Storage Profiles Overview Page

Navigation: System > Global Settings > Storage Profiles

Lists the Quality of Service (QoS) settings for all of the available Storage Profiles on the system. Administrators can manage custom profiles from this page.
Type

Identifies the type of the Storage Profile.

Valid profile types:
Custom
Indicates a Storage Profile that consists of administrator‑defined QoS settings.
Note: Custom profiles cannot be modified. Also, if a logical volume uses a custom profile, that profile cannot be deleted.
System
Indicates a Storage Profile that ships with the Oracle FS System.
Note: System profiles cannot be modified or deleted.
Name

Identifies the name of the Storage Profile. The name includes, in some instances, the name of the application that is associated with the profile.

RAID Level

Identifies the storage mechanism that is used to enhance the ability of the system to recover data from the loss of one or more drives.

Possible RAID levels:
Single parity

Indicates that, in addition to the actual data, one set of parity bits exists for the logical volume. This parity level protects against the loss of one drive. Single parity is implemented as a variant of the RAID 5 storage technology.

Double parity

Indicates that, in addition to the actual data, two sets of parity bits exist for the logical volume. This parity level protects against the loss of one or two drives with a slight cost to write performance. Double parity is implemented as a variant of the RAID 6 storage technology.

Mirrored

Indicates that no parity bits exist for the volume. Instead, the system writes the data in two different locations. This RAID level protects against the loss of at least one drive and possibly more drives with an improvement of the performance of random write operations.
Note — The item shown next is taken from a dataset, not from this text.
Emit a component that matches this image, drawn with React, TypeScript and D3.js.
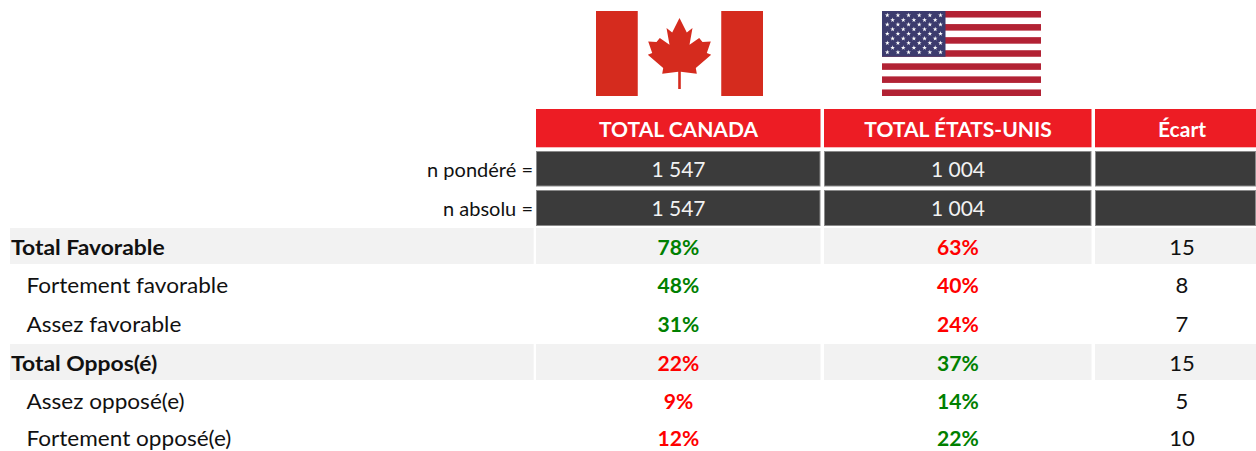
import React from 'react';
import * as d3 from 'd3';

const columns = ['TOTAL CANADA', 'TOTAL ÉTATS-UNIS', 'Écart'];
const sampleLabels = ['n pondéré =', 'n absolu ='];
const canadaSample = ['1 547', '1 547'];
const usSample = ['1 004', '1 004'];
const rowLabels = ['Total Favorable', 'Fortement favorable', 'Assez favorable', 'Total Oppos(é)', 'Assez opposé(e)', 'Fortement opposé(e)'];
const totalRows = ['Total Favorable', 'Total Oppos(é)'];
const canadaValues = [78, 48, 31, 22, 9, 12];
const usValues = [63, 40, 24, 37, 14, 22];
const gapValues = [15, 8, 7, 15, 5, 10];

const FONT = 'Lato, Carlito, sans-serif';
const GREEN = '#008000';
const RED = '#ff0000';

// cell edges measured on the reference
const colX = d3.scaleOrdinal<string, number>().domain(columns).range([536, 824, 1095]);
const colW = d3.scaleOrdinal<string, number>().domain(columns).range([284.5, 267.5, 161]);
// text centre, the last column runs past the picture edge
const colMid = d3.scaleOrdinal<string, number>().domain(columns).range([678.5, 958, 1182]);
const rowCenter = d3.scaleOrdinal<string, number>().domain(rowLabels).range([247, 285, 323.5, 363, 401, 438]);
const bandTop = d3.scaleOrdinal<string, number>().domain(totalRows).range([228, 344]);
const sampleTop = d3.scaleOrdinal<string, number>().domain(sampleLabels).range([151, 190]);

const leaf = [
  [0, -35.4], [7.3, -21], [13, -25.4], [10, -8.7], [19.7, -15.4], [23, -11.4], [31.3, -12], [27.3, -0.4],
  [31.7, 1.3], [16.3, 14.6], [17.3, 20.3], [1.3, 18.3], [1.3, 35.6], [-1.3, 35.6], [-1.3, 18.3], [-17.3, 20.3],
  [-16.3, 14.6], [-31.7, 1.3], [-27.3, -0.4], [-31.3, -12], [-23, -11.4], [-19.7, -15.4], [-10, -8.7], [-13, -25.4], [-7.3, -21],
];

// the reference is stretched sideways, so the text gets a small x scale
function Label({ x, y, stretch = 1, anchor = 'start', size, bold = false, fill = '#111', children }: any) {
  return (
    <text transform={`translate(${x},${y}) scale(${stretch},1)`} dy="0.35em" textAnchor={anchor}
      fontSize={size} fontWeight={bold ? 700 : 400} fill={fill}>
      {children}
    </text>
  );
}

function CanadaFlag() {
  const x = d3.scaleLinear().domain([0, 4]).range([596, 763]);
  const line = d3.line();
  return (
    <g>
      <rect x={x(0)} y={11} width={x(1) - x(0)} height={85} fill="#d52b1e" />
      <rect x={x(3)} y={11} width={x(4) - x(3)} height={85} fill="#d52b1e" />
      <path d={line(leaf as [number, number][]) + 'Z'} transform="translate(679.5,53.5)" fill="#d52b1e" />
    </g>
  );
}

function UsFlag() {
  const stripes = d3.range(13);
  const y = d3.scaleBand<number>().domain(stripes).range([11, 96]);
  const star = d3.symbol(d3.symbolStar, 7)();
  const rows = d3.range(9);
  const sx = d3.scaleLinear().domain([0, 5]).range([887.3, 940.5]);
  const sy = d3.scaleLinear().domain([0, 8]).range([15.3, 52.3]);
  return (
    <g>
      {stripes.filter(i => i % 2 === 0).map(i => (
        <rect key={i} x={882} y={y(i)} width={159} height={y.bandwidth()} fill="#b22234" />
      ))}
      <rect x={882} y={11} width={63.5} height={y.bandwidth() * 7} fill="#3c3b6e" />
      {rows.flatMap(r =>
        d3.range(r % 2 === 0 ? 6 : 5).map(c => (
          <path key={r + '-' + c} d={star ?? ''} fill="#fff"
            transform={`translate(${sx(c + (r % 2 === 0 ? 0 : 0.5))},${sy(r)})`} />
        )),
      )}
    </g>
  );
}

export default function App() {
  const pct = (mine: number, other: number, i: number, key: string) => (
    <Label key={key} x={colMid(key)} y={rowCenter(rowLabels[i]) + 1} anchor="middle" bold size={20.5} stretch={1.03}
      fill={mine > other ? GREEN : RED}>
      {mine}%
    </Label>
  );
  return (
    <svg width={1256} height={451} style={{ position: 'absolute', left: 0, top: 0, fontFamily: FONT }}>
      <rect width={1256} height={451} fill="#fff" />
      <CanadaFlag />
      <UsFlag />

      {columns.map(c => (
        <g key={c}>
          <rect x={colX(c)} y={109} width={colW(c)} height={38.3} fill="#ed1c24" />
          <Label x={colMid(c)} y={130} anchor="middle" bold size={20.5} stretch={1.025} fill="#fff">{c}</Label>
        </g>
      ))}

      {sampleLabels.map((s, i) => (
        <g key={s}>
          <Label x={533} y={sampleTop(s) + 19} anchor="end" size={20}>{s}</Label>
          {columns.map(c => (
            <rect key={c} x={colX(c) + 0.5} y={sampleTop(s) + 0.5} width={colW(c) - 1} height={i === 0 ? 34.5 : 35}
              fill="#3b3b3b" stroke="#8a8a8a" strokeWidth={1} />
          ))}
          <Label x={colMid(columns[0])} y={sampleTop(s) + 19} anchor="middle" size={21} fill="#f2f2f2">{canadaSample[i]}</Label>
          <Label x={colMid(columns[1])} y={sampleTop(s) + 19} anchor="middle" size={21} fill="#f2f2f2">{usSample[i]}</Label>
        </g>
      ))}

      {totalRows.map(r => (
        <g key={r}>
          <rect x={10} y={bandTop(r)} width={523.7} height={36} fill="#f2f2f2" />
          {columns.map(c => (
            <rect key={c} x={colX(c)} y={bandTop(r)} width={colW(c)} height={36} fill="#f2f2f2" />
          ))}
        </g>
      ))}

      {rowLabels.map((r, i) => {
        const isTotal = totalRows.includes(r);
        return (
          <g key={r}>
            <Label x={isTotal ? 11 : 26.5} y={rowCenter(r) + 1} size={21} bold={isTotal} stretch={isTotal ? 1.09 : 1.075}>{r}</Label>
            {pct(canadaValues[i], usValues[i], i, columns[0])}
            {pct(usValues[i], canadaValues[i], i, columns[1])}
            <Label x={colMid(columns[2])} y={rowCenter(r) + 1} anchor="middle" size={21} stretch={1.05}>{gapValues[i]}</Label>
          </g>
        );
      })}
    </svg>
  );
}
Mirrored RAID is implemented as a variant of the RAID 10 storage technology.

Read Ahead

Identifies the read‑ahead policy that the system uses for sequential read operations. The policy determines the amount of additional data, if any, that the system places into the Controller cache. Valid policies:

Normal

Indicates that the input requests and the output requests are accessing the data mostly in a random manner or in a mixed sequential and random manner.

Aggressive

Indicates that the input requests and the output requests are accessing the data mostly in a sequential manner and that the workload is biased toward read operations.

Conservative

Indicates that the input requests and the output requests are mostly sequential and that the workload is biased toward write operations.

Priority
Identifies the priority that the system gives to various operational aspects of a logical volume, such as the Controller processing queue. The processing-queue priority defines the percentage of the Controller CPU cycles that are dedicated to the volume. Identifies as well where the data is striped on rotating drives. Valid priority levels:
Premium

Indicates the highest priority for responding to requests in the processing queue.

High

Indicates the next highest priority for responding to requests in the processing queue.

Medium

Indicates an intermediate priority for responding to requests in the processing queue.

Low

Indicates the next to lowest priority for responding to requests in the processing queue.

Archive

Indicates the lowest priority for responding to requests in the processing queue.

Stripe Width

Identifies the number of drive groups over which the data is written.

Possible values:
1 through 64

Indicates the specified stripe width.

all

Indicates that the logical volume is striped across all of the available drive groups.

auto‑select

Indicates that the Oracle FS System determines the stripe width based on the Priority option that you selected.

Writes

Identifies the write‑caching rules to use for the profile.

Valid options:
Write-through

Writes data to the Controller cache and to the storage arrays before the write request completes. This rule ensures that the data is safely written to the storage before the write request returns to the application. Write-through caching performs more slowly than does write-back caching because the data is being written to the storage arrays as well as to the cache.

Write-back caching
Writes data to the Controller cache, and the write request returns immediately without waiting for the write‑to‑disk to complete. During idle cycles, the system writes the data from the cache to the storage arrays. Write-back caching performs faster than does write‑through because the data only needs to be written to the cache before the write request returns.
Important! If the system goes down unexpectedly, the data in the cache that has not been written to the storage arrays could be lost.

During the shutdown process, the system writes all cached data to the storage arrays.

Default

Indicates that the Oracle FS System selects the appropriate write‑caching rule based on the selected QoS settings.

Preferred Storage

Indicates the preferred order in which the Oracle FS System uses the available Storage Classes.